A eleição de 28 de julho foi marcada não só pela continuidade de Maduro no poder por mais 6 anos, como também por uma grande contestação dos resultados pelos opositores de extrema direita. O grupo liderado por María Corina Machado afirma ter recolhido mais de 80% das cópias das atas eleitorais e sustenta que a soma desses resultados daria a vitória a Edmundo González. Eles, no entanto, não levaram esses documentos à Justiça venezuelana, que investigou o pleito.
Pelo contrário, a oposição levou as cópias à Organização dos Estados Americanos (OEA), ao Senado do Chile, e até para congressistas da extrema direita brasileira. A senadora Tereza Cristina (PP-MS) recebeu os documentos de Gustavo Silva, representante do comando de campanha da Plataforma Unitária.
González assinou em setembro uma carta se comprometendo a reconhecer a decisão da Justiça venezuelana sobre as eleições do país e teria dito que “ainda que não compartilhe, acata a decisão do Tribunal Supremo de Justiça (TSJ)”. No mesmo dia, ele deixou a Venezuela e viajou para a Espanha. A Justiça do país validou a vitória de Nicolás Maduro depois da judicialização do processo. Na carta endereçada ao próprio Jorge Rodríguez, Edmundo González reafirma que sempre “estará disposto a reconhecer e acatar as decisões de órgãos de Justiça”.
A oposição se apoia na lacuna deixada pelo Conselho Nacional Eleitoral (CNE). A Justiça validou o resultado eleitoral em agosto e deu 30 dias para o órgão eleitoral publicar os resultados desagregados. O CNE, no entanto, não publicou até agora os dados detalhados por mesa de votação e justificou o atraso por um ataque hacker. O site segue fora do ar mais de três meses depois do pleito.
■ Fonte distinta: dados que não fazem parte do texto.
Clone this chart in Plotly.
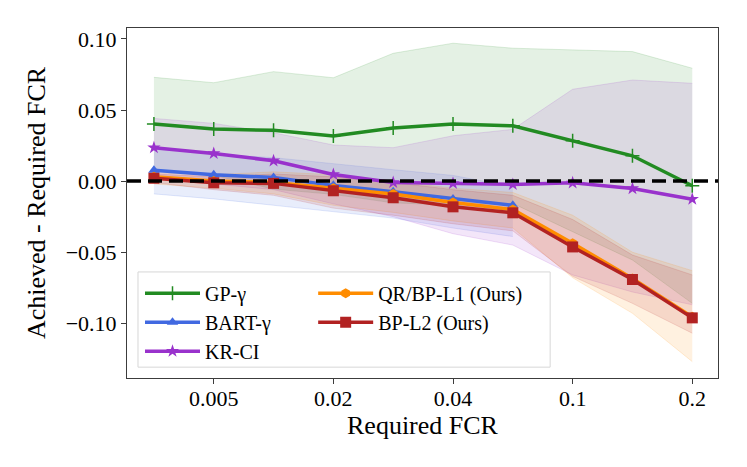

Mesmo sem uma proposta de governo, os opositores acreditam ser possível derrubar o governo de Maduro. Marina Dusmet é musicista e entende que haverá uma mobilização no sentido de impedir a posse de Maduro em 10 de janeiro.
“O 10 de janeiro é a data onde serão realizadas as mudanças eleitorais de entrega da presidência. Nesse 10 de janeiro vamos ter uma mudança radical. Eu rezo, oro e peço que a mudança seja a favor de todos os venezuelanos. Que seja a favor desta nação e que seja a favor da liberdade. Do contrário, se Maduro e seus capangas, porque não há outro termo para ser usado, impedir que ocorra uma mudança em paz, de forma institucional e respeitando as garantias a todos os participantes, vai ser uma estocada mais na vida, nos valores e nos direitos de todos os venezuelanos”, disse ao Brasil de Fato.
Segundo os opositores, será feito o que for preciso para garantir a mudança no governo.
Marchas da oposição
O movimento opositor foi contrastado por chavistas que também foram marchar, mas para reforçar o apoio à posse de Maduro em 10 de janeiro. Os atos também não estiveram lotados, mas reuniram centenas de pessoas que viram a necessidade de respeitar os resultados divulgados pelo CNE. O vermelho do Partido Socialista Unido de Venezuela (PSUV) se mesclou com tocas de papai noel e decorações natalinas em um ato que teve início no Petare, um dos maiores bairros populares do país.
Os próprios chavistas não veem a oposição articulada para tentar um golpe de Estado no próximo mês. Willian Pire é presidente de uma Unidade de Batalha Hugo Chávez, chamada de UBCH, e afirma que o movimento dos Estados Unidos de não reconhecer as eleições venezuelanas só expõe a incapacidade da Casa Branca em administrar seus próprios problemas.
“A oposição sempre vai depender dos EUA, porque eles não têm outros meios. Eles planejam uma guerra contra o povo venezuelano. Não é chavismo contra a oposição, porque isso não existe. Eles querem uma situação de conflito e buscam governar um país sobre sangue, sobre cadáveres. Mas eles não vão conseguir, porque esse país amadureceu muito. Nós estamos por cima dos governos de Biden e agora de Trump, porque o governo estadunidense não resolveu os milhares de problemas que tem no seu país. Como eles pretendem solucionar uma situação de outro país quando eles mesmos não dominam seus problemas?”, disse ao Brasil de Fato.
Para quem votou em Maduro, a expectativa é pelo cumprimento do plano de governo para os próximos 6 anos. Jose Maestre é integrante do grupo Glória Esportiva do Estado Miranda e não vê mais força política nas manifestações violentas da oposição.
“Acabou o tempo da oposição. Agora o que vem é a reconquista do nosso país e a organização política venezuelana aposta na paz, segurança e desenvolvimento nacional. Nosso presidente se formou politicamente a partir de um grande líder como é Hugo Chávez. Estamos conscientes e contentes de que seja ele que administre o país porque nós apostamos nisso e apoiamos 100%”, disse.